Enquanto observamos, no meio da multidão, os rostos dos soldados e as lágrimas das mulheres, a nossa atenção é atraída por um desconhecido, cujo nome entra inesperadamente no Evangelho: Simão de Cirene. Este homem é conduzido pelos soldados, que «carregaram-no com a cruz, para a levar atrás de Jesus» (Lc 23, 26). Naquele momento, ele voltava do campo, estava de passagem, e deparou-se com um acontecimento que o oprimiu, tal como a madeira pesada sobre os seus ombros.
No caminho para o Calvário, façamos um instante de reflexão sobre o gesto de Simão, procuremos o seu coração, sigamos os seus passos ao lado de Jesus.
Primeiramente, reflitamos sobre o seu gesto, que é tão ambivalente. Por um lado, o Cireneu é obrigado a carregar a cruz: não ajuda Jesus por convicção, mas por obrigação. Por outro lado, vê-se a participar pessoalmente na Paixão do Senhor. A cruz de Jesus torna-se a cruz de Simão. Mas não daquele Simão chamado Pedro, que tinha prometido seguir sempre o Mestre. Aquele Simão desapareceu na noite da traição, após ter dito: «Senhor, estou pronto a ir contigo até para a prisão e para a morte» (Lc 22, 33). Agora, atrás de Jesus, não caminha o discípulo, mas este cireneu. E, contudo, o Mestre tinha ensinado claramente: «Se alguém quer vir após mim, negue-se a si mesmo, tome a sua cruz, dia após dia, e siga-me» (Lc 9, 23). Simão da Galileia fala, mas não faz. Simão de Cirene faz, mas não fala: entre ele e Jesus não há diálogo, não se diz uma palavra. Entre ele e Jesus há apenas o madeiro da cruz.

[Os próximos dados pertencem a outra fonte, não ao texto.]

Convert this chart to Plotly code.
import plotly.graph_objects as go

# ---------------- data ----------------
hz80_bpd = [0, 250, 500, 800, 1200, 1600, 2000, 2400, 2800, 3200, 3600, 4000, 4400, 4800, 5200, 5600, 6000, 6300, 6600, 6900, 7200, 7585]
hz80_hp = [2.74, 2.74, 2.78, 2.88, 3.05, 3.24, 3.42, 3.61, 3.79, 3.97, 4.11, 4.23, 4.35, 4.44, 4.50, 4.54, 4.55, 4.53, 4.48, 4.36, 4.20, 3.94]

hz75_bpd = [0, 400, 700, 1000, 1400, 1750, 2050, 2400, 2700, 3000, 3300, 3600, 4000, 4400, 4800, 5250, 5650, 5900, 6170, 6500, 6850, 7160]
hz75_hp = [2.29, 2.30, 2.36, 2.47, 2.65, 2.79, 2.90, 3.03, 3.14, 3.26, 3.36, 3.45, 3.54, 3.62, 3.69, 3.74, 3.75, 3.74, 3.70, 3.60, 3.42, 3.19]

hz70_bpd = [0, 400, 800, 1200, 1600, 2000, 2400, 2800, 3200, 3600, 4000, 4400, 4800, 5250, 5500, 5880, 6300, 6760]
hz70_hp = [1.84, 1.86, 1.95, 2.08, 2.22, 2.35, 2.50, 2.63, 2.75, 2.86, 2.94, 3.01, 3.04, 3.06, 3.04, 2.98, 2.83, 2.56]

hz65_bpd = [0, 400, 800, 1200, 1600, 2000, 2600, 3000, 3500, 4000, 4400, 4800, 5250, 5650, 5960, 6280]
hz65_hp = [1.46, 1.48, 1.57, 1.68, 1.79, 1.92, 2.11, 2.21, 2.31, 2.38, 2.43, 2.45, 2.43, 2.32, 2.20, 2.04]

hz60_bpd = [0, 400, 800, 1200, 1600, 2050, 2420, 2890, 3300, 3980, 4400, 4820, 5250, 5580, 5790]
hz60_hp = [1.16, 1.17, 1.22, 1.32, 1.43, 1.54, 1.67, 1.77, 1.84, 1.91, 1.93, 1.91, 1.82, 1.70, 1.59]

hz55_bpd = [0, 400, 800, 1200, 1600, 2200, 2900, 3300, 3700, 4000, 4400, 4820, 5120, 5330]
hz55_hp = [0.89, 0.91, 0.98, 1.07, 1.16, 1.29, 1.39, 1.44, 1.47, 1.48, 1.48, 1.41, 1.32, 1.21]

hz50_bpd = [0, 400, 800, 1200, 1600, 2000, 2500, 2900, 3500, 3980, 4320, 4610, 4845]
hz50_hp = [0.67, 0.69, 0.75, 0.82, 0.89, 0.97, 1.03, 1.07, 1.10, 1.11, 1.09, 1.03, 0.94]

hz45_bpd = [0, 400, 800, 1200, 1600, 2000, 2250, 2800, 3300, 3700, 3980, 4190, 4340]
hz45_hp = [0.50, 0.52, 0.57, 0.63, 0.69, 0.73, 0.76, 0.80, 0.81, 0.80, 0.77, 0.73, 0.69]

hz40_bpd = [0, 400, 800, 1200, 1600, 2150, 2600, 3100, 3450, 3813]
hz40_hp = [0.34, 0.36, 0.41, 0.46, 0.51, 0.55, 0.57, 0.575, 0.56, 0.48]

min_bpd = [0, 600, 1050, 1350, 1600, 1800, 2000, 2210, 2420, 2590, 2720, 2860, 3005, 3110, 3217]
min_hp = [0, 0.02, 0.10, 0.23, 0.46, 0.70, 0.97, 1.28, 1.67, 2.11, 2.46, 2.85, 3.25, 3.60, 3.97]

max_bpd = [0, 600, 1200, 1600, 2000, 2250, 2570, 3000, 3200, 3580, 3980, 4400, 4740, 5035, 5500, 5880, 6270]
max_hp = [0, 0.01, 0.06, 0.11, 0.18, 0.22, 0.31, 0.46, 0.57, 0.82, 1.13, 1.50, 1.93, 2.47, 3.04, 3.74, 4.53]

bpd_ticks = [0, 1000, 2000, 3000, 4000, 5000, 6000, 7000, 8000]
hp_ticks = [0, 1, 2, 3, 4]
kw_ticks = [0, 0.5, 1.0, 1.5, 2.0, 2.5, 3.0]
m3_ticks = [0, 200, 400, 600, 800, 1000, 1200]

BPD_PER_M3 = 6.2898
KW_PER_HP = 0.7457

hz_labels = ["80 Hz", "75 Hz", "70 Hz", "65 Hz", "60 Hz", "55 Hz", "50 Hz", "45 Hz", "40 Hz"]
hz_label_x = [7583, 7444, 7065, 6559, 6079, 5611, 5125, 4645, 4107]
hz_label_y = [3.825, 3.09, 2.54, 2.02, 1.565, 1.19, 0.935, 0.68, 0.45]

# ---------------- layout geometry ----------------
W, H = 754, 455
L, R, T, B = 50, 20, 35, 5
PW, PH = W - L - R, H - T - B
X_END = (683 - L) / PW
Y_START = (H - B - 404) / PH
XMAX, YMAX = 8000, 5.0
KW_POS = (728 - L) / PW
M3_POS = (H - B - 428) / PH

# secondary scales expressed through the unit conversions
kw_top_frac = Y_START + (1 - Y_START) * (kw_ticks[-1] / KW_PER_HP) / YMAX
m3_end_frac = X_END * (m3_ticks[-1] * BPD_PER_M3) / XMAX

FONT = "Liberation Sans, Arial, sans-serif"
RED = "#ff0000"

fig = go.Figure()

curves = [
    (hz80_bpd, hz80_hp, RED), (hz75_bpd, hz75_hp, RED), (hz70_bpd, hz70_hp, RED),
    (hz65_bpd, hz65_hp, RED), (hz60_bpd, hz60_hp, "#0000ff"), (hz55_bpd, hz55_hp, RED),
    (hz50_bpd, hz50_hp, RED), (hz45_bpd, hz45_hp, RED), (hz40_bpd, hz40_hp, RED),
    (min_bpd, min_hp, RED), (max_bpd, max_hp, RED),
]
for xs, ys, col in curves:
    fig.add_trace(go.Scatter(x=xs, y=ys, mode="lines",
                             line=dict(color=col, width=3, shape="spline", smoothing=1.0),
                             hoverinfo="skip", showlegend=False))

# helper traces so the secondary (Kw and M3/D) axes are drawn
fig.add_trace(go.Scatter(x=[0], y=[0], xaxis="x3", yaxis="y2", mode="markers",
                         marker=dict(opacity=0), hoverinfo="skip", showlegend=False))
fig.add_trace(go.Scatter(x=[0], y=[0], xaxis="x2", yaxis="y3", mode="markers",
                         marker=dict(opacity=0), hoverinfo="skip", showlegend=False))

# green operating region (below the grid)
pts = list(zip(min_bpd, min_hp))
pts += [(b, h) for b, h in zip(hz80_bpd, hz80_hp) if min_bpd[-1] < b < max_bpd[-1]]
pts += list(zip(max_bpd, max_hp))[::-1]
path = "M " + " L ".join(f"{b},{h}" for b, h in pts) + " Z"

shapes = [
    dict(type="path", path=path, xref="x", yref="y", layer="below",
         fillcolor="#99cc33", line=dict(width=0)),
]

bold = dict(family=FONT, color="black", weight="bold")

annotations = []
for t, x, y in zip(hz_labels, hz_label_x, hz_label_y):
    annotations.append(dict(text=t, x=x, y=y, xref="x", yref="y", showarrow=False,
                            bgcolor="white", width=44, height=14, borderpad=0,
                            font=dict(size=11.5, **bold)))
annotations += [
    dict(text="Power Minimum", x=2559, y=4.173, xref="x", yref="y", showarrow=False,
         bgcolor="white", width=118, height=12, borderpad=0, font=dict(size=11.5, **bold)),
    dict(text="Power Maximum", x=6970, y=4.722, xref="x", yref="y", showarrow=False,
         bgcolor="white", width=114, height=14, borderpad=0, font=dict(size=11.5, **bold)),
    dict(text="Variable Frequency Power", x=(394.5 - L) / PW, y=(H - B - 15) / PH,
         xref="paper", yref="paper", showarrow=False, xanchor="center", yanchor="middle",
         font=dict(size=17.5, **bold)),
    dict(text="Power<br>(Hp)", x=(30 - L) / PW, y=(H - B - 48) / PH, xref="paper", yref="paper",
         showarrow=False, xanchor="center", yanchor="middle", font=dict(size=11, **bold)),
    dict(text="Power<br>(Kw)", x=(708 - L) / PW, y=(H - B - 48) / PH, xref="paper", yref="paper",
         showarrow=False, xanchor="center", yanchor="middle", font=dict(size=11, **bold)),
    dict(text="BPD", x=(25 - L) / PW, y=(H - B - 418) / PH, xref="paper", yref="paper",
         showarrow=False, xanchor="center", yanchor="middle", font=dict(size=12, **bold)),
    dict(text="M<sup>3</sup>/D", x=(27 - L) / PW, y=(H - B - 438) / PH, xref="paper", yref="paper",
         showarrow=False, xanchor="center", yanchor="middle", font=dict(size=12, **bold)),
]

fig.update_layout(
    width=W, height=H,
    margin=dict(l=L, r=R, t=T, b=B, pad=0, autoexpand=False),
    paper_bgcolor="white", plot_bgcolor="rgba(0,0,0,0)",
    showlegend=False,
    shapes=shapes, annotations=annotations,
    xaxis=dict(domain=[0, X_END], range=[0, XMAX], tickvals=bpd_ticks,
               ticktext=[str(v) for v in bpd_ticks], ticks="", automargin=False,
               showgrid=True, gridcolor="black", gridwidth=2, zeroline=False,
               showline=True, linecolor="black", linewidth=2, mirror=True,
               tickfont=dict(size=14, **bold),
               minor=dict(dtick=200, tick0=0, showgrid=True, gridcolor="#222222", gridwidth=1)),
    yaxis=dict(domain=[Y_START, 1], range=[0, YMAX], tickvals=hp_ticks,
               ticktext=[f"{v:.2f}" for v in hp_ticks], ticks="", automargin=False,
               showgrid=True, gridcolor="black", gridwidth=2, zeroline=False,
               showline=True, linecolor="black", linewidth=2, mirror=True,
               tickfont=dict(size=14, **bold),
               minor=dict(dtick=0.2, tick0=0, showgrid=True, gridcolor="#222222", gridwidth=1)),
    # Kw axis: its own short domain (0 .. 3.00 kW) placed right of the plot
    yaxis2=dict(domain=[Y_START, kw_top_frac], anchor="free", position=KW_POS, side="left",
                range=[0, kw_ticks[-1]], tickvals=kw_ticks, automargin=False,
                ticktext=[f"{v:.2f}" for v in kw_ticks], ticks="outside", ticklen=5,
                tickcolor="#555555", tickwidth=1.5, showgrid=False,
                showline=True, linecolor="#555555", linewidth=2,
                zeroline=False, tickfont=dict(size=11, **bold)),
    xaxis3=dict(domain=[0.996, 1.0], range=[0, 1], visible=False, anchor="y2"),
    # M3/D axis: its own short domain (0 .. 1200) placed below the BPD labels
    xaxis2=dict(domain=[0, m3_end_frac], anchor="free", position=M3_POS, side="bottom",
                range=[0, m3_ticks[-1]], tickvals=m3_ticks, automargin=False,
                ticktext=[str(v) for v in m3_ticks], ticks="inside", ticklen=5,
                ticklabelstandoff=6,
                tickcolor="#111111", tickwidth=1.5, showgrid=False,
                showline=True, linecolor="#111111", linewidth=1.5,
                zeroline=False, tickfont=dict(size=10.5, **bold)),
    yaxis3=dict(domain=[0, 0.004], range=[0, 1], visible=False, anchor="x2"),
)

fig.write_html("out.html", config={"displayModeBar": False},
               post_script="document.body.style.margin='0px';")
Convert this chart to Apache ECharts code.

Para saber se o Cireneu socorreu ou não gostou do exausto Jesus, com quem teve de dividir a pena, para compreender se carrega ou suporta a cruz, é preciso olhar para o seu coração. Enquanto o coração de Deus está prestes a abrir-se, trespassado por uma dor que revela a sua misericórdia, o coração do homem permanece fechado. Não sabemos o que habita no coração do Cireneu. Coloquemo-nos no seu lugar: sentimos raiva ou piedade, tristeza ou aborrecimento? Se nos lembramos do que Simão fez por Jesus, lembremo-nos também do que Jesus fez por Simão – e fez também por mim, por ti, por cada um de nós: redimiu o mundo. A cruz de madeira, que o Cireneu carrega, é a de Cristo, que carrega o pecado de todos os homens. Carrega-o por nosso amor, em obediência ao Pai (cf. Lc 22, 42), sofrendo conosco e por nós. É precisamente este o modo inesperado e perturbador com que Cireneu é envolvido na história da salvação, em relação à qual ninguém é estrangeiro, ninguém é estranho.
Sigamos então os passos de Simão, pois eles nos ensinam que Jesus vem ao encontro de todos, em qualquer situação. Quando vemos a multidão de homens e mulheres que o ódio e a violência levam para o caminho do Calvário, lembremo-nos que Deus faz deste caminho um lugar de redenção, porque ele o percorreu dando a sua vida por nós. Quantos cireneus carregam a cruz de Cristo! Somos capazes de reconhecê-los? Vemos o Senhor nos seus rostos dilacerados pela guerra e pela miséria? Perante a injustiça atroz do mal, carregar a cruz de Cristo nunca é em vão, é antes a forma mais concreta de partilhar o seu amor salvador.
A paixão de Jesus torna-se compaixão quando estendemos a mão àqueles que já não aguentam mais, quando levantamos os que caíram, quando abraçamos os que estão desanimados. Irmãos, irmãs, para experimentar este grande milagre da misericórdia, escolhamos como levar a cruz, durante a Semana Santa: não ao pescoço, mas no coração. Não só a nossa, mas também a daqueles que sofrem ao nosso lado; talvez a daquela pessoa desconhecida que o acaso – Mas será mesmo o acaso? – nos fez encontrar. Preparemo-nos para a Páscoa do Senhor tornando-nos cireneus uns dos outros.